Tainted Cadbury Chocolate Turns Up at Chinese Factory

Hong Kong said Sunday it found two Cadbury chocolate products contained considerably more of the industrial chemical melamine than the city's legal limit in a growing scandal over tainted food made in China.

Iran banned imports of all dairy products from China because of the contamination concerns, state radio reported.

In China, the food safety watchdog said no traces of the melamine were found in new tests of milk powder sold domestically, as officials sought to restore public trust in dairy products.

Baby formula containing melamine has been blamed for killing four infants and sickening more than 54,000 with kidney stones and other ailments in China.

Chinese authorities suspect suppliers trying to boost output diluted their milk, adding melamine because its nitrogen content can fool tests measuring protein content.

The scandal has sparked global concern about Chinese food imports and recalls in several countries of Chinese-made products including milk powders, cookies and candies.

Hong Kong's food safety agency said samples of two chocolate products made by British candy maker Cadbury at its Beijing factory contained considerably more melamine than the city's legal limit of 2.5 parts per million.

The two items were among 11 Chinese-made products that have already been recalled by Cadbury in parts of Asia and the Pacific.
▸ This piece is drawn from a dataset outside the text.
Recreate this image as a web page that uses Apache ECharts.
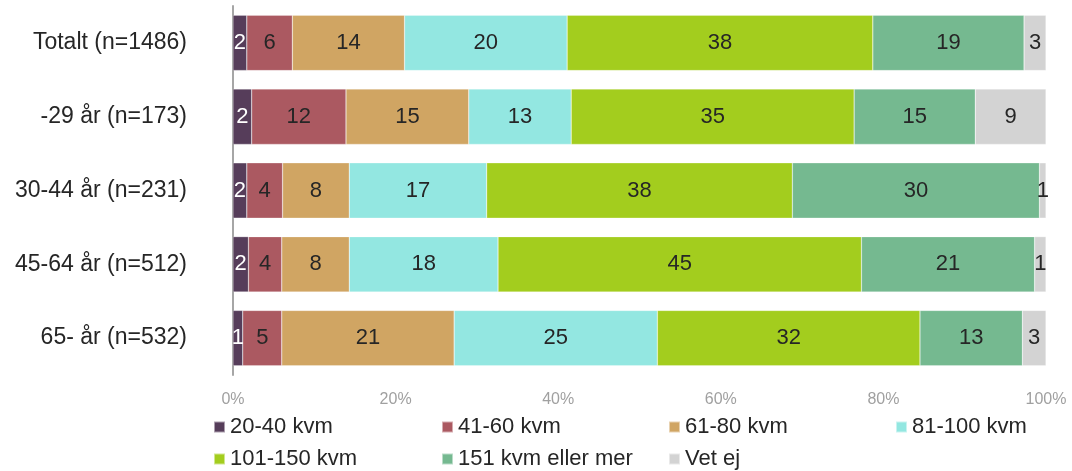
<!DOCTYPE html>
<html>
<head>
<meta charset="utf-8">
<script src="https://cdn.jsdelivr.net/npm/echarts@6/dist/echarts.min.js"></script>
<style>
  html, body { margin: 0; padding: 0; background: #fff; }
  #chart { width: 1072px; height: 471px; }
</style>
</head>
<body>
<div id="chart"></div>
<script>
// categories (top to bottom)
var groups = ['Totalt (n=1486)', '-29 år (n=173)', '30-44 år (n=231)', '45-64 år (n=512)', '65- år (n=532)']
var seriesNames = ['20-40 kvm', '41-60 kvm', '61-80 kvm', '81-100 kvm', '101-150 kvm', '151 kvm eller mer', 'Vet ej']

// shares in percent, one array per answer
var kvm20_40 = [1.7, 2.3, 1.7, 1.9, 1.2]
var kvm41_60 = [5.6, 11.6, 4.4, 4.1, 4.8]
var kvm61_80 = [13.8, 15.1, 8.2, 8.3, 21.2]
var kvm81_100 = [20.0, 12.6, 16.9, 18.3, 25.0]
var kvm101_150 = [37.6, 34.8, 37.6, 44.7, 32.3]
var kvm151 = [18.6, 14.9, 30.4, 21.3, 12.6]
var vetEj = [2.7, 8.7, 0.8, 1.4, 2.9]

var xTicks = [0, 20, 40, 60, 80, 100]

var colors = ['#563d5a', '#ab5961', '#d0a563', '#93e7e1', '#a3cd1e', '#75b990', '#d3d3d3']
var values = [kvm20_40, kvm41_60, kvm61_80, kvm81_100, kvm101_150, kvm151, vetEj]
var font = 'Liberation Sans, Arial, sans-serif'

var chart = echarts.init(document.getElementById('chart'), null, { renderer: 'canvas' })

var series = seriesNames.map(function (name, i) {
  return {
    name: name,
    type: 'bar',
    stack: 'total',
    barCategoryGap: '25%',
    data: values[i],
    itemStyle: {
      color: colors[i],
      borderColor: 'rgba(255,255,255,0.5)',
      borderWidth: 0.5
    },
    label: {
      show: true,
      position: 'inside',
      fontFamily: font,
      fontSize: 22,
      color: i === 0 ? '#ffffff' : '#262626',
      formatter: function (p) {
        return Math.round(p.value)
      }
    },
    animation: false
  }
})

// legend laid out in four fixed columns like the original
var legendCols = [
  { left: 213, data: ['20-40 kvm', '101-150 kvm'] },
  { left: 441, data: ['41-60 kvm', '151 kvm eller mer'] },
  { left: 668, data: ['61-80 kvm', 'Vet ej'] },
  { left: 895, data: ['81-100 kvm'] }
]
var legends = legendCols.map(function (c) {
  return {
    orient: 'vertical',
    left: c.left,
    top: 416,
    padding: 0,
    itemGap: 10,
    itemWidth: 11,
    itemHeight: 11,
    icon: 'rect',
    selectedMode: false,
    textStyle: { fontFamily: font, fontSize: 22, color: '#262626' },
    data: c.data
  }
})

chart.setOption({
  backgroundColor: '#fff',
  color: colors,
  grid: {
    left: 233,
    right: 26,
    top: 6,
    bottom: 96
  },
  legend: legends,
  xAxis: {
    type: 'value',
    min: xTicks[0],
    max: xTicks[xTicks.length - 1],
    interval: 20,
    axisLine: { show: false },
    axisTick: { show: false },
    splitLine: { show: false },
    axisLabel: {
      margin: 17,
      fontFamily: font,
      fontSize: 16,
      color: '#a0a0a0',
      formatter: '{value}%'
    }
  },
  yAxis: {
    type: 'category',
    inverse: true,
    data: groups,
    axisLine: { show: true, lineStyle: { color: '#a6a6a6', width: 2 } },
    axisTick: { show: false },
    axisLabel: {
      margin: 46,
      fontFamily: font,
      fontSize: 23,
      color: '#262626'
    }
  },
  series: series
})
</script>
</body>
</html>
Hong Kong's Center for Food Safety said Cadbury's Dairy Milk Hazelnut Chocolate Bulk Pack contained 56 parts per million of melamine, while Dairy Milk Cookies Chocolate contained 6.9 parts per million.
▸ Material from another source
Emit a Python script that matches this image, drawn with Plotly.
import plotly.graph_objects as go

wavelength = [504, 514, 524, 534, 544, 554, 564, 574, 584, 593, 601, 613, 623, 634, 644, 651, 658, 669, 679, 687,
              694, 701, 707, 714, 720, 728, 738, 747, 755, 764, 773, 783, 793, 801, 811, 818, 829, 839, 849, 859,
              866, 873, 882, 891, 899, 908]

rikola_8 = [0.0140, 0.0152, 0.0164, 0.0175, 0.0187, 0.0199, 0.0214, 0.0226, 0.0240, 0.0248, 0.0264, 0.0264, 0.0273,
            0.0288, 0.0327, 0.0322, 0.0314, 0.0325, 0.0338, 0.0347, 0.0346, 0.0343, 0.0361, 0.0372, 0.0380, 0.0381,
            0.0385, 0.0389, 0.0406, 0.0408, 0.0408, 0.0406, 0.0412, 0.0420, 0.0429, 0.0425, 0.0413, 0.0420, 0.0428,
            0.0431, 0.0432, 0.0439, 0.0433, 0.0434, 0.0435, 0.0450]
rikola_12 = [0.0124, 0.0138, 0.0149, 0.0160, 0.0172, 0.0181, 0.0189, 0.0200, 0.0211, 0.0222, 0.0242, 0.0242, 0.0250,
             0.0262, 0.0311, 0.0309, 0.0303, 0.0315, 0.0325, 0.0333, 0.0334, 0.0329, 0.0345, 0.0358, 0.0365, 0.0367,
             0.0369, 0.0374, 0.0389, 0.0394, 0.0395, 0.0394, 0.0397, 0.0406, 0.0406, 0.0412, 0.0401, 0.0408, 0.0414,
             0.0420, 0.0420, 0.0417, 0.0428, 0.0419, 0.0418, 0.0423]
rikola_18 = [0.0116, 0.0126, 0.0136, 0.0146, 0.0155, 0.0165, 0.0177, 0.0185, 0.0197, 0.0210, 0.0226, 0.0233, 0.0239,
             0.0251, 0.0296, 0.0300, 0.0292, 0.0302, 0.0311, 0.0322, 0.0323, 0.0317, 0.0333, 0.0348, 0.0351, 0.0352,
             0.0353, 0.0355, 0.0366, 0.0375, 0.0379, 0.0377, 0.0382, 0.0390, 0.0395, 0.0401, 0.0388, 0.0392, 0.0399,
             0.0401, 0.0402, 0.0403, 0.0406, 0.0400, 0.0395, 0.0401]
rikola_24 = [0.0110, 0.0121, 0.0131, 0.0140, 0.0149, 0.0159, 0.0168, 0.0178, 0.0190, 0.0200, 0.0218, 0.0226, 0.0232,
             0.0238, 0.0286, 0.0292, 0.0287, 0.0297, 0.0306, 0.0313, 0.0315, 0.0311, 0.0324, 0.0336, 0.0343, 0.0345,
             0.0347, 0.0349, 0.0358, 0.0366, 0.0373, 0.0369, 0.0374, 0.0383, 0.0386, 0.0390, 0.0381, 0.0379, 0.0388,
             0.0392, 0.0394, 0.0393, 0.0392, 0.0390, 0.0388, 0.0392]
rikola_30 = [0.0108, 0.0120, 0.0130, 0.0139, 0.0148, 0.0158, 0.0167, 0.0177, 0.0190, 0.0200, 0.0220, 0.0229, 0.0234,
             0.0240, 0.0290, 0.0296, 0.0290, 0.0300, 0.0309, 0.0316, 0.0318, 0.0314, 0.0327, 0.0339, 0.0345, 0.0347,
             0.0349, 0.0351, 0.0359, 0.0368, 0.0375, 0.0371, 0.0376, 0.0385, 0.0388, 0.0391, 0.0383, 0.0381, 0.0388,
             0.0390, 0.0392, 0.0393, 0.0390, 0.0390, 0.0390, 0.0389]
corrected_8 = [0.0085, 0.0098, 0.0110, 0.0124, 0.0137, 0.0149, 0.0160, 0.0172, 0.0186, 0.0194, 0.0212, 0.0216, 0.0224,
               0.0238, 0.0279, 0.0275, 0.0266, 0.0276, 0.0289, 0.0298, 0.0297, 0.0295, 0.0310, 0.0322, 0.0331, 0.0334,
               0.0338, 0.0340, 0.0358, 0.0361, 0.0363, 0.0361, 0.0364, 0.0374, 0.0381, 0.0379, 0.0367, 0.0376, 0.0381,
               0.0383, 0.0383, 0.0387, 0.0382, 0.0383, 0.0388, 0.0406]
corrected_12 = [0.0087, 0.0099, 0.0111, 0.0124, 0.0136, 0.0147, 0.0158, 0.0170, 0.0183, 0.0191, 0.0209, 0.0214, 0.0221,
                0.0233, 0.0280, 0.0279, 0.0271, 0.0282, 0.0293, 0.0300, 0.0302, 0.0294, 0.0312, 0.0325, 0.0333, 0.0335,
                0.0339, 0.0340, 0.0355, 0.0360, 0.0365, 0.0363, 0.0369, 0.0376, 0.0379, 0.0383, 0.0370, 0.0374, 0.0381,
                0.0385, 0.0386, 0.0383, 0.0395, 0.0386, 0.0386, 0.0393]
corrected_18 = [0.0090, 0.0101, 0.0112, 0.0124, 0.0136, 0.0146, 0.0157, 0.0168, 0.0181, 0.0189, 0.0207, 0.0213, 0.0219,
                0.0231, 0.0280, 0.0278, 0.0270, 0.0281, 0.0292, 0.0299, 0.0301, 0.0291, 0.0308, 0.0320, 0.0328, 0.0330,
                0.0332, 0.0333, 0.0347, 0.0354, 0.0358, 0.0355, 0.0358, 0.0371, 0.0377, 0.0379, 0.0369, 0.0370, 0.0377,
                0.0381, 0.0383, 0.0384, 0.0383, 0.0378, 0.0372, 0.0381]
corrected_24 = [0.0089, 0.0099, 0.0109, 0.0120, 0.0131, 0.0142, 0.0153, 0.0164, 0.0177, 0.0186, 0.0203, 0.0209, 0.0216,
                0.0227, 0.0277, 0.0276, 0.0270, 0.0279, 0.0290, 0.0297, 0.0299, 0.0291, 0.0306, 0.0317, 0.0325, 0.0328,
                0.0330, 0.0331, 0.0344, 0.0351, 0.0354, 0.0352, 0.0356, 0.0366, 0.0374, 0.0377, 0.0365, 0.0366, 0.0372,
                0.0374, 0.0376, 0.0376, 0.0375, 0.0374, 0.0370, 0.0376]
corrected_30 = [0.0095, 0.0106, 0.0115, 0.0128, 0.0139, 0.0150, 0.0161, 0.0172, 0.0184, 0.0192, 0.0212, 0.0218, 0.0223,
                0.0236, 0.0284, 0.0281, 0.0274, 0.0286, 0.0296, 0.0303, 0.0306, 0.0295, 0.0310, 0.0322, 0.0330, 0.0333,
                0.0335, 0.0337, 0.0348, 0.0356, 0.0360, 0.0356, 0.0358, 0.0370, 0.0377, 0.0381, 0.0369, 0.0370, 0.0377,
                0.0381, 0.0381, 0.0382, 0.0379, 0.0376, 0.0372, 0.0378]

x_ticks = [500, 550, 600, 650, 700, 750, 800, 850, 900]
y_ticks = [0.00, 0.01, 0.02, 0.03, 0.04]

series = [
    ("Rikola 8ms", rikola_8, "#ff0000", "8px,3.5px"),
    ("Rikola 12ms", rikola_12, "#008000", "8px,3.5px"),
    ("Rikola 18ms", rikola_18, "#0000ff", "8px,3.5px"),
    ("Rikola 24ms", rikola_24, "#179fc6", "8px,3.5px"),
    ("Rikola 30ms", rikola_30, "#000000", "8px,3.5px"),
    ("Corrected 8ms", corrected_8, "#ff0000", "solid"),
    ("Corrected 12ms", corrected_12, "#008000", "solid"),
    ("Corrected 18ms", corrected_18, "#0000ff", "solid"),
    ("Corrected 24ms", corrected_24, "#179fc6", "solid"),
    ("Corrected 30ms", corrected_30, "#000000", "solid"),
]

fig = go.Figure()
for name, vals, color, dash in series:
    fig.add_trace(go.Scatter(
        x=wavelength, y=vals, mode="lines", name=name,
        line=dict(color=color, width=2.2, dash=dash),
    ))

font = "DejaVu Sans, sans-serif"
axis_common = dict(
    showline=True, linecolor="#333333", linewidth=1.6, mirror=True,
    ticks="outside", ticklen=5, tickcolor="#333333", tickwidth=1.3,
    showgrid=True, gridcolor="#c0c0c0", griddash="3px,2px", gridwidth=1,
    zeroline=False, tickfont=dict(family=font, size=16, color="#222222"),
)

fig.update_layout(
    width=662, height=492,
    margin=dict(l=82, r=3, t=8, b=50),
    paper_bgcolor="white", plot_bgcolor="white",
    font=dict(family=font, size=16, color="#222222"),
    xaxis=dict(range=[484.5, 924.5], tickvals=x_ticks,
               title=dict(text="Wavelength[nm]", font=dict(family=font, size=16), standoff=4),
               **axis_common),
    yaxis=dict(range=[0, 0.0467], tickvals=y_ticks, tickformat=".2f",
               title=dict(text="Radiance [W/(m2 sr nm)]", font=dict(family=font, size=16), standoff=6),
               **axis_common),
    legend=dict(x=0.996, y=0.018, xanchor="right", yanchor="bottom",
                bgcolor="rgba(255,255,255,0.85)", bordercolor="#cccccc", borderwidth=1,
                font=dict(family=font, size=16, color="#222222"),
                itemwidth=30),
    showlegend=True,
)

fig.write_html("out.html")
Calls to Cadbury offices in London and Asia Pacific went unanswered Sunday.

In Iran, the Health Ministry said the ban on imports of dairy products from China is in place until further notice, according to state radio. The ministry is assigning health workers to destroy suspect Chinese dairy products currently on the Iranian market.

China's government has been struggling to contain the damage from widespread contamination of milk supplies, castigating local officials for negligence while promising to keep stores supplied with clean milk.

The latest tests of 129 batches of baby formula and 212 batches of other kinds of milk powder showed they were free from melamine contamination, the General Administration of Quality Supervision, Inspection and Quarantine said on its Web site.

The tests were on baby formula and other kinds of milk powder produced after Sept. 14, when the scandal broke, the watchdog said. Quality supervisors have been stationed in baby milk powder production facilities to oversee the process.

The Agriculture Ministry said it is providing subsidies to Chinese dairy farmers badly hit by declining demand for milk. Many farmers have been tossing out raw milk as they are squeezed by feed costs they cannot recoup due to waning demand.

The ministry's statement did not give details of the subsidy plan.